Prochainement, elle rendra public un rapport intérimaire sur la question linguistique. Le 21 février dernier, à l’occasion de la Journée internationale de la langue maternelle, elle a réaffirmé son engagement : le kreol morisien doit trouver sa place à l’Assemblée nationale, comme elle l’avait déjà fait à la télévision nationale en 2001-2002. Une discussion qui agite le Parlement depuis les années 1970, mais qui semble cette fois sur le point d’aboutir. Les obstacles techniques, linguistiques et juridiques seront enfin levés, offrant à tous les Mauriciens une meilleure compréhension des débats, retransmis intégralement à la télévision. Et elle le sait : de nombreux spectateurs, ici et même à l’étranger, suivent ces séances avec attention, en direct ou en replay, et lui en témoignent régulièrement.
Ce rythme à 100 à l’heure n’aurait toutefois pas été possible sans le soutien inconditionnel de son mari, Claude Cziffra. Il est son grand amour. L’homme discret, l’intellectuel qui lui fait une revue de presse chaque jour quand elle revient fatiguée, ou qui discute avec elle des enjeux sociaux, économiques, voire culturels. « Moi, je suis dans l’action et lui dans l’abstraction », dit-elle. Un bel équilibre entre la juriste et ce sociolinguiste qui vient de publier un petit guide des différences entre le vocabulaire français de Maurice et de celui de France.
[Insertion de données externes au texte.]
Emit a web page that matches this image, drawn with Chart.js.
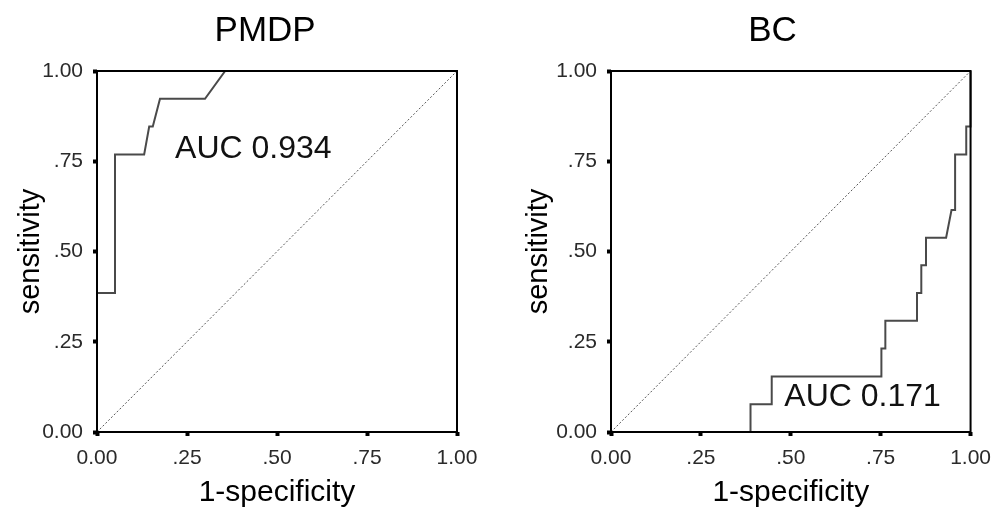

Ils se sont rencontrés à Paris, au quartier latin, grâce à un ami commun. Ce qui les a réunis ? Des valeurs fondamentales. « De gauche, comme on disait autrefois. La justice sociale, la méritocratie, le respect des autres, la liberté et la paix. » Par amour, Claude Cziffra s’est installé à Maurice, en 1974. Elle le décrit comme un père exemplaire, et un soutien moral de tous les instants.
La veille du 14 juillet dernier, ils ont célébré leurs 51 ans de mariage. « Nous sommes allés dans un restaurant du quartier latin, seulement avec nos deux enfants, dont l’un vit en France. La grande fête avec 500 000 personnes et des feux d’artifice près de la Tour Eiffel n’était pas en notre honneur », ajoute-t-Shirin Aumeeruddy Cziffra en riant.
Mais ne vous y trompez pas : derrière le verger de son enfance, ses journées rythmée, et son histoire d’amour avec Claude Cziffra, cette Speaker impose ses règles, et personne ne lui dictera sa loi.
Un riche parcours
Députée de Stanley-Rose Hill pendant 15 ans, élue municipale et maire de Beau-Bassin/Rose Hill, elle a occupé son premier poste constitutionnel en 1982 en devenant Attorney General, des fonctions qu’elle a cumulées avec celles de ministre des Droits de la femme et de la famille. Son intérêt pour les droits humains lui a permis d’être, en 2003, la première Ombudsperson pour les enfants après avoir présidé le Conseil d’administration de la Mauritius Broadcasting Corporation. Dans les années 90, elle s’est tournée vers la diplomatie en tant qu’ambassadrice de Maurice à Paris, également accréditée en Italie, en Espagne et au Portugal.